King Karol
- King Karol logo, 1971
- Industry: Retail
- Founded: 1952; 74 years ago
- Founder: Phil King; Ben Karol;
- Defunct: sometime between 1987 and 1993
- Headquarters: New York, New York, U.S.
- Number of locations: 7
- Area served: Manhattan
- Products: Albums

= King Karol =

Record store chain

King Karol was an American record store chain based in New York City, New York. Founded in 1952 by Ben Karol and Phil King, it grew into one of New York City's largest independent record retailers during the 1960s and 1970s, with locations throughout Manhattan and Queens. In addition to its retail stores, the company operated a mail-order record business. After gradually downsizing, the company closed by the early 1990s.

== History ==
King Karol was founded in 1952 by Ben Karol and Phil King. The company opened its first store at 111 West 42nd Street in Manhattan, where it quickly established itself as a destination for music records during the postwar expansion of the American recording history.

Beginning in the early 1960s, King Karol expanded throughout New York City. The company opened locations across Midtown Manhattan, including stores on West 34th Street, West 42nd Street, West 48th Street, Fifth Avenue, Third Avenue, and Broadway, as well as a branch in Flushing, Queens. In 1976, the flagship relocated to a larger store at 126 West 42nd Street.

During the 1970s, stores were also located at 940 Third Avenue, at 57th Street (1969–1980); 460 West 42nd Street, at 10th Avenue, in the West Side Airlines Terminal Building (1970.–1977); in Flushing, Queens, at 40-46 Main Street (1970–1980); 609 Fifth Avenue, at 49th Street, in the KLM Building (1971–1978); 1500 Broadway, at West 43rd Street in the National General Building, Times Square (1972–after 1987); 7 West 48th Street (1977–1981); and 1521 Third Avenue, at 86th Street (1979–after 1987).

King Karol by mid-1971 had outlets at 460 West 42nd Street, at the corner of 10th Avenue; 940 Third Avenue, at East 57th Street; 609at 49th Street, in the KLM Building; and, in Flushing, Queens, at 40-46 Main Street. Later, the chain opened at least one other location, at 1521 Third Avenue, at East 86th Street, and, by mid-1975, at 1500 Broadway, at West 43rd Street.

In 1981, Ben Karol experimented with record album rentals, similar to the then-emerging market for videocassette rental, after having studied successful record rental systems in Canada. He told an interviewer, "The record industry isn't that great these days. You sit around and think of ways to stimulate it, try to come up with ideas based on what similar product is doing. ... [T]he whole video tape business is now going rental".

A year later, in 1982, the chain had four stores and began to include a video tape rental service that was provided by an outside vendor. Ben Karol said 1987 he subleases the video department to an outside vendor saying that he is "still a records man".

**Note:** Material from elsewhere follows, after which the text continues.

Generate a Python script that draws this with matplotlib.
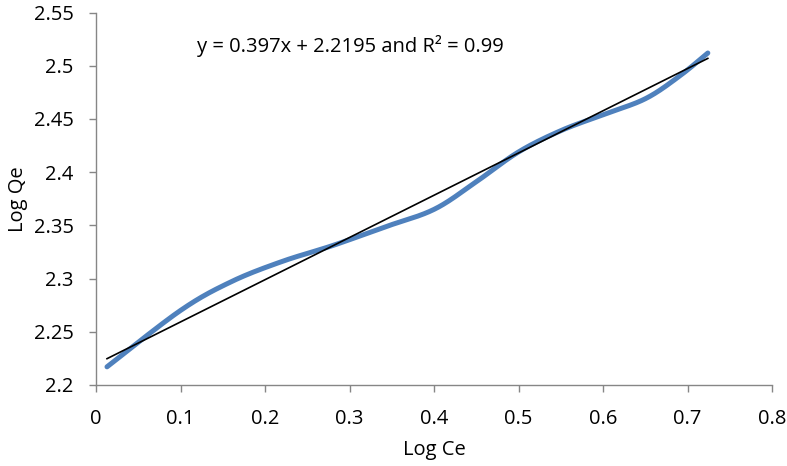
import numpy as np
import matplotlib
matplotlib.use("Agg")
import matplotlib.pyplot as plt

# Data
log_ce = [0.013, 0.10, 0.16, 0.22, 0.28, 0.34, 0.40, 0.45, 0.50, 0.55, 0.60, 0.65, 0.69, 0.724]
log_qe = [2.217, 2.270, 2.297, 2.316, 2.331, 2.348, 2.365, 2.391, 2.419, 2.439, 2.454, 2.469, 2.490, 2.512]
slope = 0.397
intercept = 2.2195
equation = "y = 0.397x + 2.2195 and R² = 0.99"
x_ticks = [0, 0.1, 0.2, 0.3, 0.4, 0.5, 0.6, 0.7, 0.8]
x_tick_labels = ['0', '0.1', '0.2', '0.3', '0.4', '0.5', '0.6', '0.7', '0.8']
y_ticks = [2.2, 2.25, 2.3, 2.35, 2.4, 2.45, 2.5, 2.55]
y_tick_labels = ['2.2', '2.25', '2.3', '2.35', '2.4', '2.45', '2.5', '2.55']

plt.rcParams['font.family'] = ['Open Sans', 'DejaVu Sans']

fig = plt.figure(figsize=(7.87, 4.66), dpi=100)
ax = fig.add_axes([0.122, 0.174, 0.859, 0.799])
ax.set_xlim(0, 0.8)
ax.set_ylim(2.2, 2.55)


def smooth(xs, ys, n=40):
    # Excel-like smoothed line: cubic Bezier segments with Catmull-Rom tangents
    xs = np.asarray(xs, float)
    ys = np.asarray(ys, float)
    sx = 0.8
    sy = 0.35 * (0.799 * 4.66) / (0.859 * 7.87)
    P = np.column_stack([xs / sx, ys / sy])
    out = []
    m = len(P)
    for i in range(m - 1):
        p0 = P[max(i - 1, 0)]
        p1 = P[i]
        p2 = P[i + 1]
        p3 = P[min(i + 2, m - 1)]
        c1 = p1 + (p2 - p0) / 6.0
        c2 = p2 - (p3 - p1) / 6.0
        t = np.linspace(0, 1, n)[:, None]
        seg = ((1 - t) ** 3) * p1 + 3 * ((1 - t) ** 2) * t * c1 + 3 * (1 - t) * t ** 2 * c2 + t ** 3 * p2
        out.append(seg if i == 0 else seg[1:])
    out = np.vstack(out)
    return out[:, 0] * sx, out[:, 1] * sy


sx_, sy_ = smooth(log_ce, log_qe)
ax.plot(sx_, sy_, color='#4F81BD', lw=3.6, solid_capstyle='round', zorder=2)

tx = np.array([log_ce[0], log_ce[-1]])
ax.plot(tx, slope * tx + intercept, color='black', lw=1.2, zorder=3)

ax.text(0.119, 2.519, equation, fontsize=14.5, va='center', ha='left')

ax.set_xticks(x_ticks)
ax.set_xticklabels(x_tick_labels)
ax.set_yticks(y_ticks)
ax.set_yticklabels(y_tick_labels)

for s in ['top', 'right']:
    ax.spines[s].set_visible(False)
for s in ['left', 'bottom']:
    ax.spines[s].set_color('#868686')
    ax.spines[s].set_linewidth(1.0)
ax.tick_params(axis='both', direction='out', length=5, width=1.0, color='#868686',
               labelsize=14.5, labelcolor='black')
ax.tick_params(axis='x', pad=12)
ax.tick_params(axis='y', pad=11)

ax.set_xlabel('Log Ce', fontsize=14.5, labelpad=8)
ax.set_ylabel('Log Qe', fontsize=14.5, labelpad=4)

fig.savefig('out.png', dpi=100)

Toward the end of 1982, the chain was reduced to three stores and the owners King and Karol were considering the possible sale of the remaining. Around this time, Tower Records was building a 34,000-square foot superstore in Manhattan and locally owned Sam Goody had recently sold itself to the parent of Musicland which made it possible for Sam Goody to expand nationally. King died shortly afterward, in 1983. By late 1984, Tower made it very difficult for small independents to compete.

By 1987, the company was down to two stores, from seven at its height. Ben Karol died in 1993 after a long illness.

King Karol also operated a mail order record business through P.O. Box 629, Times Square Station, New York, New York 10036.

King Karol closed at the beginning of 1985.

==Media==
The King Karol branch at 460 West 42nd Street, with its lit sign in a nighttime scene, is visible during the bus-chase sequence in the 1973 New York City police film Badge 373, immediately before the bus crashes into an Army/Navy store. The name King Karol can be seen in the 2016 film Ghostbusters during the climactic scenes in Times Square when billboard advertisements revert to defunct brands.